ALEXANDRIA, Va. (CN) – Paul Manafort’s accountant handled his finances extensively for seven years but during her testimony at trial Thursday, she told prosecutors the former Trump campaign chairman never told her about the numerous offshore accounts he registered around the globe.
“He was very knowledgeable and detail oriented,” Heather Washkuhn said of her longtime client, Paul Manafort. “He approved every penny paid.”
The statement came just before recess and helps prosecutors who contend it was Manafort, and not his assistant Rick Gates, who was responsible for coordinating his finances, filing taxes and properly recording income.
Washkuhn, currently managing director at the accounting firm Nigro Karlin Segal Feldstein and Bolno, or NKSFB, testified for roughly an hour ahead of lunch recess Thursday afternoon.
According to Washkuhn, NKSFB charged Manafort $100,000 annually to track his business and personal expenses.
She met Manafort a handful of times over the years, primarily communicating by email on a weekly or biweekly basis to discuss his accounts.

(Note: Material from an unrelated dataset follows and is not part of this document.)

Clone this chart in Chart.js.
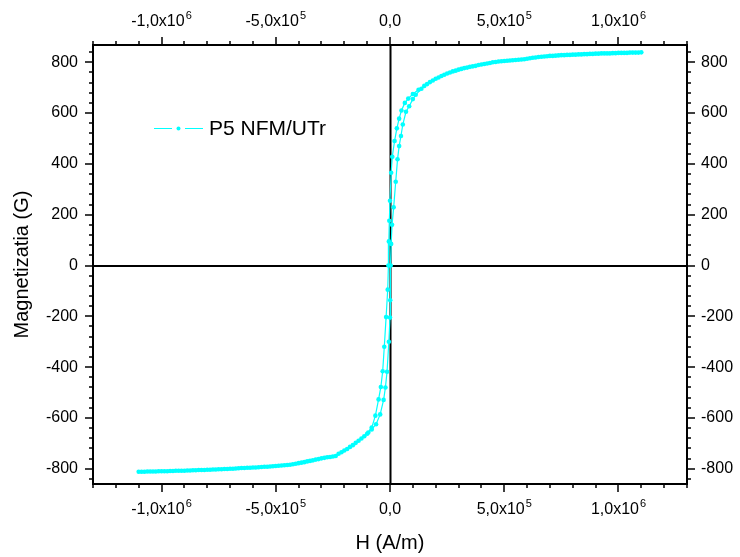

She met Rick Gates only once in 2011 and was told by Manafort that if he was unavailable, NKSFB “were to go to Rick with business questions.”
“Who gave you access to the account information?” Andres asked.
“Mr. Manafort did,” she said.
Despite their frequent communication, Washkuhn said Manafort never told her that he controlled various offshore accounts including Leviathan Advisors.
According to a ledger displayed by the special counsel’s team Thursday, the firm paid Manafort and his wife, Kathleen, more than $2 million at one point.
When Washkuhn asked for underlying loan documents, she claims Manafort didn’t provide them.
When preparing ledgers at the end of the year – which were ultimately turned over to his tax preparers – Washkuhn also said she occasionally saw activity in the accounts that was unfamiliar.
“Did he ever give you the underlying records you were looking for then?” Andres said.
“Sometimes,” Washkuhn replied.
More testimony continues after recess and it is unclear if another witness will be called.
Prosecutors told Judge T.S. Ellis III they expect her testimony to continue for at least two hours more Thursday but Ellis beseeched Andres to consider abbreviating his line of questioning for Washkuhn.
“She plays a relevant role in the bank and tax fraud,” Andres said before clarifying that she was not involved but had critical information about Manafort’s finances.
This morning, Manafort’s attorneys argued with prosecutors over documents the government wants to admit as trial exhibits. While all parties agreed the documents were authentic, defense attorneys objected to using parts of the documents since they aren’t exempt from evidentiary rules against hearsay.
“The show is over as to hearsay,” Ellis said.
After three days, it appears the theory the government is pursuing is that in addition to squirreling away money in offshore accounts to cheat the IRS, Manafort also created numorous fake invoices to extract even more money from his shell companies. So far the government has presented four allegedly fake invoices to witnesses on the stand.
The defense meanwhile has been steadily advancing a scenario in which Manafort business associated Rick Gates created the fake invoices to embezzle his one-time friend and colleague.
After the jury returned from a lunch recess, Washkuhn and Andres continued their walk through years of financial data from Manafort’s companies, starting in 2012 and moving through the end of 2016.
Washkuhn’s testimony focused on financial documents from Davis Manafort Partners International, a political consulting firm Manafort helped create in 2005.
Noteworthy among the documents was DMP International’s general ledger from 2015, which included an entry reporting a $1.5 million loan from Peranova Holdings as forgiven and classifying it as income to the company. Washkuhn said she spoke to Manafort’s business associate, Rick Gates, about the loan forgiveness, but that she never saw any documentation to support it.
On the same ledger was an entry for “other income” totaling $1.5 million, which Washkuhn explained was the other side of the Peranova Holdings loan forgiveness.
Manafort controlled the Cyprus-based Peranova Holdings and the 37-page indictment filed against him in February appears to detail the transaction Washkuhn testified to on Thursday. According to the indictment, in 2012, Manafort allegedly classified a $1.5 million payment from Peranova Holdings to DMP International as a loan to avoid reporting it as income and used the money to buy a condo in Manhattan.
When the mark on his books prevented him from receiving another loan, the indictment alleges Manafort falsified documents to show the loan was forgiven in 2015.
Washkuhn testified DMP International reported income as high as $3.4 million in 2014, but that the company slipped into the red in 2016. By the end of the year, the company was reporting a loss of more than $1.1 million, Washkuhn testified while reading from financial documents.
The company’s books were riddled with other loans and transactions to and from various Manafort-controlled entities that prosecutors allege Manafort and Gates used to hide income. This included Smythson LLC, which in 2013 sent $3.375 million to DMP International.
Washkuhn said she did not know Manafort controlled Smythson at the time and that if she had, the wire would have changed how she reported the income of both DMP International and Manafort.